▶ **Record set**
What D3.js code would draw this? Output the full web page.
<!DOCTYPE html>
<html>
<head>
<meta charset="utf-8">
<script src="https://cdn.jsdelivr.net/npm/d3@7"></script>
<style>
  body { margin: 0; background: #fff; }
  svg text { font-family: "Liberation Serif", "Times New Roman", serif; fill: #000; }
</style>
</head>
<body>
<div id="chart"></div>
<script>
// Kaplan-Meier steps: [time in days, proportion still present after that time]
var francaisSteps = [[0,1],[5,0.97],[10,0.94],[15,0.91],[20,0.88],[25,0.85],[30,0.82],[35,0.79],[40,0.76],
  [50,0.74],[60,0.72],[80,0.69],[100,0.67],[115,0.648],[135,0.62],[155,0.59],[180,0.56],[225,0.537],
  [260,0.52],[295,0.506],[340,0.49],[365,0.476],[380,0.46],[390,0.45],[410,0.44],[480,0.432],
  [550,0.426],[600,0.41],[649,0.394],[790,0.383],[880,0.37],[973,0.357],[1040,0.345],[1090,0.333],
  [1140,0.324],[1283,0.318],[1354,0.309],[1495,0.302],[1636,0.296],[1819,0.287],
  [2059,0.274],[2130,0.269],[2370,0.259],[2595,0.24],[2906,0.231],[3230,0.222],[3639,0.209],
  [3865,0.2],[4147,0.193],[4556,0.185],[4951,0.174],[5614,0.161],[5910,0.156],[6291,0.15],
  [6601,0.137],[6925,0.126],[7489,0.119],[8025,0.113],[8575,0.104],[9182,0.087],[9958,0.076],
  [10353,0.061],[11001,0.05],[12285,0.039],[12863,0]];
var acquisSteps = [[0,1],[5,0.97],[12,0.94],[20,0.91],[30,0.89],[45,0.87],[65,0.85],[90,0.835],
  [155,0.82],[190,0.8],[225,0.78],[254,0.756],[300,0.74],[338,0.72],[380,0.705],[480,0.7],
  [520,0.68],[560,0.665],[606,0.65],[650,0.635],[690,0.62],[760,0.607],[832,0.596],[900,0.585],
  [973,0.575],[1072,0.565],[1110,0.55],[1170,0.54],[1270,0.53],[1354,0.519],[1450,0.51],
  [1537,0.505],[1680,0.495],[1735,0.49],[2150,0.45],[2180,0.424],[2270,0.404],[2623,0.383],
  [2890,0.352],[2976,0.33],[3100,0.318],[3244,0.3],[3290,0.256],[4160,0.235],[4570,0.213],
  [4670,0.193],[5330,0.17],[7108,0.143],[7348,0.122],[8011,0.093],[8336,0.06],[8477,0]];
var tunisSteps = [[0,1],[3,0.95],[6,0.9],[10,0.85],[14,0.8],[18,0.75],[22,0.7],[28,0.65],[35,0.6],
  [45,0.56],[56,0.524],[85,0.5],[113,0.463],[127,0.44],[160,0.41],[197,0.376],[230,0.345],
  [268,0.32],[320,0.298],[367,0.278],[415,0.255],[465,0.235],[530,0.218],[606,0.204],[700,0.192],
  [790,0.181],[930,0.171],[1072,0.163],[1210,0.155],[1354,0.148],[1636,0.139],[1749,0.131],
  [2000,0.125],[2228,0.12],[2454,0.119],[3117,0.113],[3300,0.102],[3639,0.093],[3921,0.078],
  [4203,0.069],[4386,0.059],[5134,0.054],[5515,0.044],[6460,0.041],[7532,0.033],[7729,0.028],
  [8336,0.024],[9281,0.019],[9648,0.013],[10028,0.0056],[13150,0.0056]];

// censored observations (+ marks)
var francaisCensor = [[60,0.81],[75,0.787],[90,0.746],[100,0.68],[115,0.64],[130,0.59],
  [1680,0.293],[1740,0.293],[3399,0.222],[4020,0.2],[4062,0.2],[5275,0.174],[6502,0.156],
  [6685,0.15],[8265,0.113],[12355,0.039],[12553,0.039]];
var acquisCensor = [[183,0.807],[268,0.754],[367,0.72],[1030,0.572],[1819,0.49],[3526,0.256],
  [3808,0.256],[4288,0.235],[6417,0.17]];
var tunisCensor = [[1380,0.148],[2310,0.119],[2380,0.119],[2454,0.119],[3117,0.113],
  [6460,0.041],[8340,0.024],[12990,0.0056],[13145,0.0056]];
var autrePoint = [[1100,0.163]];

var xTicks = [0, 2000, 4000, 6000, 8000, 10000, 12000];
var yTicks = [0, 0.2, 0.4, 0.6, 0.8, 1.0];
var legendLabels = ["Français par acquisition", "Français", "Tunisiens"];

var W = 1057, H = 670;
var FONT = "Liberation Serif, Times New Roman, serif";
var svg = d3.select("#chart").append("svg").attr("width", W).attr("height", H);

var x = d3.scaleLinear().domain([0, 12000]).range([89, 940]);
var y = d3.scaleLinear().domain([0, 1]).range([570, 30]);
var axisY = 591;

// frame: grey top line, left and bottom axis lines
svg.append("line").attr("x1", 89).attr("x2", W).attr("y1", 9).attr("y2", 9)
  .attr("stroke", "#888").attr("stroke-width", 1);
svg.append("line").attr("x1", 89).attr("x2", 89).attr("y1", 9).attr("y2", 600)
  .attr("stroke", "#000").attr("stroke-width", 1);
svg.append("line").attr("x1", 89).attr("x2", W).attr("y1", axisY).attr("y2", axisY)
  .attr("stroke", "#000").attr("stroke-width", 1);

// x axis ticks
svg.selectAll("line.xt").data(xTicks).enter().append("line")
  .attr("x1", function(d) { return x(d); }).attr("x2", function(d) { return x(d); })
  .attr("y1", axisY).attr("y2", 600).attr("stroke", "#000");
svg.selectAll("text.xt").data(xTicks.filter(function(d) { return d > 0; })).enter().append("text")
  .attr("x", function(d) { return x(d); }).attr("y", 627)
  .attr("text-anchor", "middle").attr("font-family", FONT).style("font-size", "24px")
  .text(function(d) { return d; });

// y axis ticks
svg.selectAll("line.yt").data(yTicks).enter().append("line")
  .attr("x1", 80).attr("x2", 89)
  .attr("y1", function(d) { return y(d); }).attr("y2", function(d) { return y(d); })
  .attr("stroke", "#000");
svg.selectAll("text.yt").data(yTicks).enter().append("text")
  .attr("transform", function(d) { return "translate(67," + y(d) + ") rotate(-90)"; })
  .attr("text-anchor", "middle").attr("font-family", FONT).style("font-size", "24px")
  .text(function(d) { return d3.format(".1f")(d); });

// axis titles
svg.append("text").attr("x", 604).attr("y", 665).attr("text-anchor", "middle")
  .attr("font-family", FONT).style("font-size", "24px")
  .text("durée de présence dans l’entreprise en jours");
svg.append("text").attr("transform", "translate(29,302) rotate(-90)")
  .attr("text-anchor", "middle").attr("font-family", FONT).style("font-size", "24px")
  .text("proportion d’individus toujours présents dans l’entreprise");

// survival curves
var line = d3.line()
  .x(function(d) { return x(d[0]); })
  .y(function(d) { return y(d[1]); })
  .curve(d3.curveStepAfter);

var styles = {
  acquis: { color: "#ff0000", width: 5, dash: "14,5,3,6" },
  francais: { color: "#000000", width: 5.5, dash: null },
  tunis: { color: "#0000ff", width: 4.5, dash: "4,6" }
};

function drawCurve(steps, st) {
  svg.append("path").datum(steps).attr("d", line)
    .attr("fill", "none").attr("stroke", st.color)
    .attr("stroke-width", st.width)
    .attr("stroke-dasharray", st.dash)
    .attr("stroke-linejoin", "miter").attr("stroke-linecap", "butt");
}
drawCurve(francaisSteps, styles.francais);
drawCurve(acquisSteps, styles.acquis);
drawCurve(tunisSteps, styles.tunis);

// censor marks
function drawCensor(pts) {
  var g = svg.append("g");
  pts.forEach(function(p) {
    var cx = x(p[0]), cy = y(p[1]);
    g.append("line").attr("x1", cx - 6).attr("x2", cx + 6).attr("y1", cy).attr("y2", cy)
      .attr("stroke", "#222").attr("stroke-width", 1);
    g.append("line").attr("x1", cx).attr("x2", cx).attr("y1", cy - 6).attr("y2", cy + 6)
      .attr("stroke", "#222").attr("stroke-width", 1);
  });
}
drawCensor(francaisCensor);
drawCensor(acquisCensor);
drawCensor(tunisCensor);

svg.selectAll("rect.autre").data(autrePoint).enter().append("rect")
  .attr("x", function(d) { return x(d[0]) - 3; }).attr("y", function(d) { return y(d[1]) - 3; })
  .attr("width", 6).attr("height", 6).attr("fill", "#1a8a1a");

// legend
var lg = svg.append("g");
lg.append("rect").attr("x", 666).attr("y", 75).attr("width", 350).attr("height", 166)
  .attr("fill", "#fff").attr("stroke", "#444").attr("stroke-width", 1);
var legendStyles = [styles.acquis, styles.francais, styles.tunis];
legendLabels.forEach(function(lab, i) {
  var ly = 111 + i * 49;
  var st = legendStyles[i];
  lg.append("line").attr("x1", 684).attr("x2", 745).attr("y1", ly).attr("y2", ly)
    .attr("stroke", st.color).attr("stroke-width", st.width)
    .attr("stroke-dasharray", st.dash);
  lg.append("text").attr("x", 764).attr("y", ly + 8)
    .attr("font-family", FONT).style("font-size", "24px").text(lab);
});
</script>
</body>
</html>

---

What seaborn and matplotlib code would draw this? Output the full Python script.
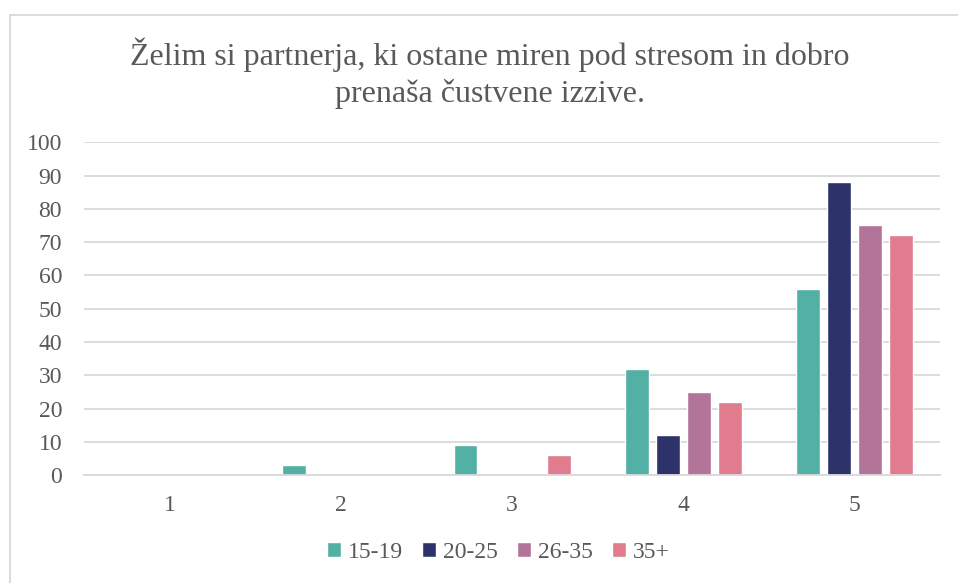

▶ **Exercise**
Gather every line from the listing above in which the word "What" appears.

▶ **Exercise response**
What D3.js code would draw this? Output the full web page.
What seaborn and matplotlib code would draw this? Output the full Python script.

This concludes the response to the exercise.